如何使用正则表达式删除文本中不正确的组合单词的空格?

时间:2017-10-24 01:04:40

标签: php regex preg-replace

如果文本中的单词以不正确的形式组合,我如何删除。例如,我有这样的文字:

HelloEveryOne, СаломБаХама, Ҳама дарПеши ҷаҳонЯк мебошадАммо.
HELLOeveryOneHelloFORyouYOU HELLO everyOneHello FORyouYOU
canBEcorrectedThisSTRINGinCorrectlyFORm
canBEcorrected ThisSTRINGin CorrectlyFORm 
Hello Every One, Салом Ба Хама, Ҳама дар Пеши ҷаҳон Як мебошад Аммо.
HELLO every One Hello FOR you YOU HELLO every One Hello FOR you YOU
can BE corrected This STRING in Correctly FOR m
can BE corrected This STRING in Correctly FOR m

谢谢你!

3 个答案:

答案 0 :(得分:2)

您可以使用unicode metacharacters查找大写和小写字母。类似的东西:

\B(\p{Lu}[\p{Ll}.,!]+)

并替换为

 \1

正则表达式演示:https://regex101.com/r/QskwDd/2/

在PHP中它可以用作:

$string = 'HelloEveryOne, СаломБаХама, Ҳама дарПеши ҷаҳонЯк мебошадАммо.';
echo preg_replace('/\B(\p{Lu}[\p{Ll}.,!]+)/u', ' \1', $string);

演示:https://3v4l.org/ZjHh4

更简单的方法可能只是寻找大写字母并添加空格。

\B\p{Lu}

替换为:

 \0

正则表达式演示:https://regex101.com/r/QskwDd/1/

答案 1 :(得分:1)

破解这是一个棘手的挑战! ......但是我知道了。使用否定的外观被证明无法消除不需要的子串。 (*SKIP)(*FAIL)技术完成了这项工作。

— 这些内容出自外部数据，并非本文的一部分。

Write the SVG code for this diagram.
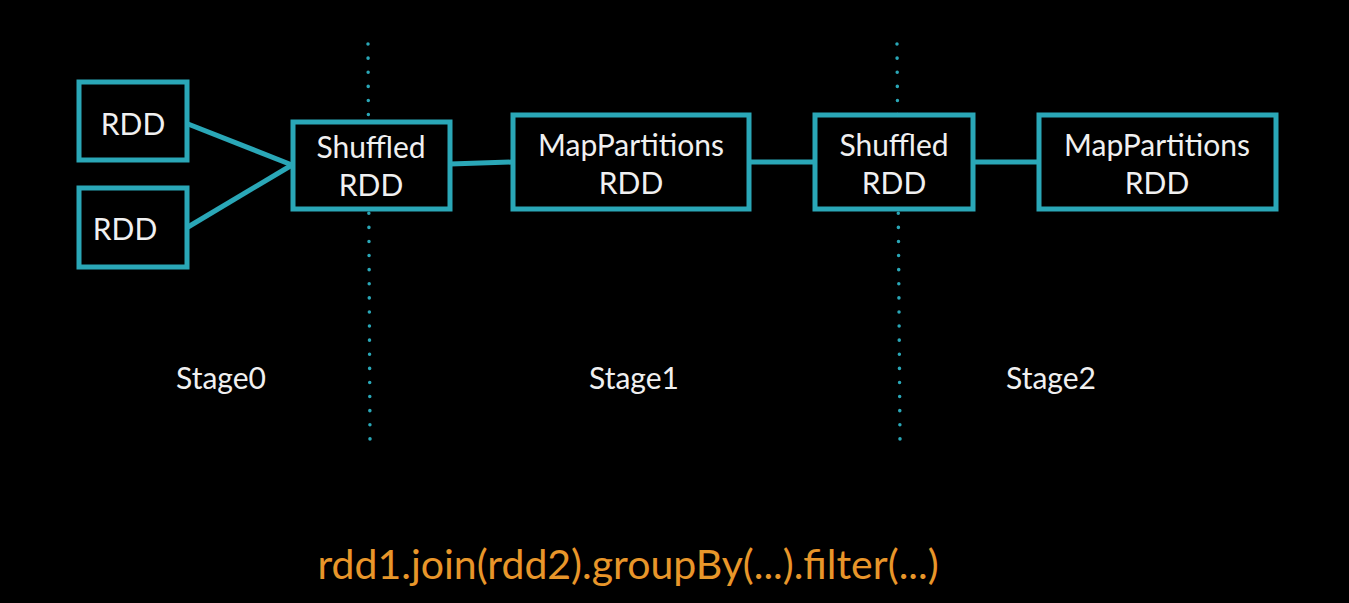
<svg xmlns="http://www.w3.org/2000/svg" width="1349" height="603" viewBox="0 0 1349 603">
<style>
.box{fill:#000;stroke:#2aa7b7;stroke-width:5}
.lbl{font-family:Lato,"Open Sans",sans-serif;font-size:30px;fill:#f0f0f0;text-anchor:middle}
.conn{stroke:#2aa7b7;stroke-width:5;fill:none}
.div{stroke:#2aa7b7;stroke-width:3.5;stroke-dasharray:0.1 14;stroke-linecap:round;fill:none}
.stage{font-family:Lato,"Open Sans",sans-serif;font-size:30px;fill:#f0f0f0;text-anchor:middle}
</style>
<rect width="1349" height="603" fill="#000"/>
<g id="dividers">
<line class="div" x1="368" y1="44" x2="370" y2="440"/>
<line class="div" x1="897" y1="44" x2="900" y2="440"/>
</g>
<g id="connectors">
<line class="conn" x1="188" y1="124" x2="292" y2="165"/>
<line class="conn" x1="188" y1="227" x2="292" y2="165"/>
<line class="conn" x1="450" y1="164" x2="512" y2="162"/>
<line class="conn" x1="749" y1="162" x2="815" y2="162"/>
<line class="conn" x1="973" y1="162" x2="1039" y2="162"/>
</g>
<g id="rdd1"><rect class="box" x="79" y="82" width="108" height="78"/><text class="lbl" x="133" y="135">RDD</text></g>
<g id="rdd2"><rect class="box" x="79" y="188" width="108" height="79"/><text class="lbl" x="125" y="240">RDD</text></g>
<g id="shuffled1"><rect class="box" x="293" y="122" width="157" height="87"/><text class="lbl" x="371" y="158">Shuffled</text><text class="lbl" x="371" y="196">RDD</text></g>
<g id="mappart1"><rect class="box" x="513" y="115" width="236" height="94"/><text class="lbl" x="631" y="156">MapPartitions</text><text class="lbl" x="631" y="194">RDD</text></g>
<g id="shuffled2"><rect class="box" x="815" y="115" width="158" height="94"/><text class="lbl" x="894" y="156">Shuffled</text><text class="lbl" x="894" y="194">RDD</text></g>
<g id="mappart2"><rect class="box" x="1039" y="115" width="237" height="94"/><text class="lbl" x="1157" y="156">MapPartitions</text><text class="lbl" x="1157" y="194">RDD</text></g>
<g id="stages">
<text class="stage" x="221" y="389">Stage0</text>
<text class="stage" x="634" y="389">Stage1</text>
<text class="stage" x="1051" y="389">Stage2</text>
</g>
<text x="628" y="579" font-family="Lato,'Open Sans',sans-serif" font-size="41" fill="#e8962a" text-anchor="middle">rdd1.join(rdd2).groupBy(...).filter(...)</text>
</svg>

这背后的逻辑是无论间距如何都要针对三种类型的词。他们是:

  • 小写
  • 标题字符
  • 全部大写

请参阅php代码块中的内联注释,了解外行人的模式说明。

模式:Demo

/(?:\p{Ll}+|\p{Lu}\p{Ll}+|\p{Lu}{2,}+)[,.!?]?(?:\s|$)(*SKIP)(*FAIL)|(?:\p{Ll}+|\p{Lu}{2,}+|\p{Lu}\p{Ll}+)[,.!?]?/u

代码:(Demo

$input='HelloEveryOne, СаломБаХама, Ҳама дарПеши ҷаҳонЯк мебошадАммо.
HELLOeveryOneHelloFORyouYOU HELLO everyOneHello FORyouYOU
can,BEcorrectedThisSTRINGinCorrectlyFORm
canBEcorrected ThisSTRINGin CorrectlyFORm.';

//                                optional trailing punctuation-vvvv     vvvv- white space or end of input (that we don't want to replace)
var_export(preg_replace('/(?:\p{Ll}+|\p{Lu}\p{Ll}+|\p{Lu}{2,}+)[,.!?]?(?:\s|$)(*SKIP)(*FAIL)|(?:\p{Ll}+|\p{Lu}{2,}+|\p{Lu}\p{Ll}+)[,.!?]?/u','$0 ',$input));
//                 all lower-^^^^^^^               ^^^^^^^^^^^-all upper                     ^^^^^^^^^^^^^^^^^^^^^^^^^^^^^^^^^^^^^^^^^^^^-repeat first alternative without trailing white space or end of input
//          one upper then all lower-^^^^^^^^^^^^^                            ^^^^^^^^^^^^^^-discard these matches

输出:

'Hello Every One, Салом Ба Хама, Ҳама дар Пеши ҷаҳон Як мебошад Аммо.
HELLO every One Hello FOR you YOU HELLO every One Hello FOR you YOU
can, BE corrected This STRING in Correctly FOR m
can BE corrected This STRING in Correctly FOR m.'

答案 2 :(得分:-2)

我不认识这个语言环境,所以我无法测试这些奇怪的字符,但第一个字符串可以用这个来解决:

<?php

$str = 'HelloEveryOne';
$newStr = '';

for ($i = 0; $i < strlen($str); $i++ ) {
    $newStr .= ctype_upper($str[$i]) ? ' ' : '';
    $newStr .= $str[$i];
}

echo $newStr;

如果字符串包含大写的所有字符,则ctype_upper函数返回。我一次传递一个char,所以如果它是大写的,程序会在char之前添加一个空格。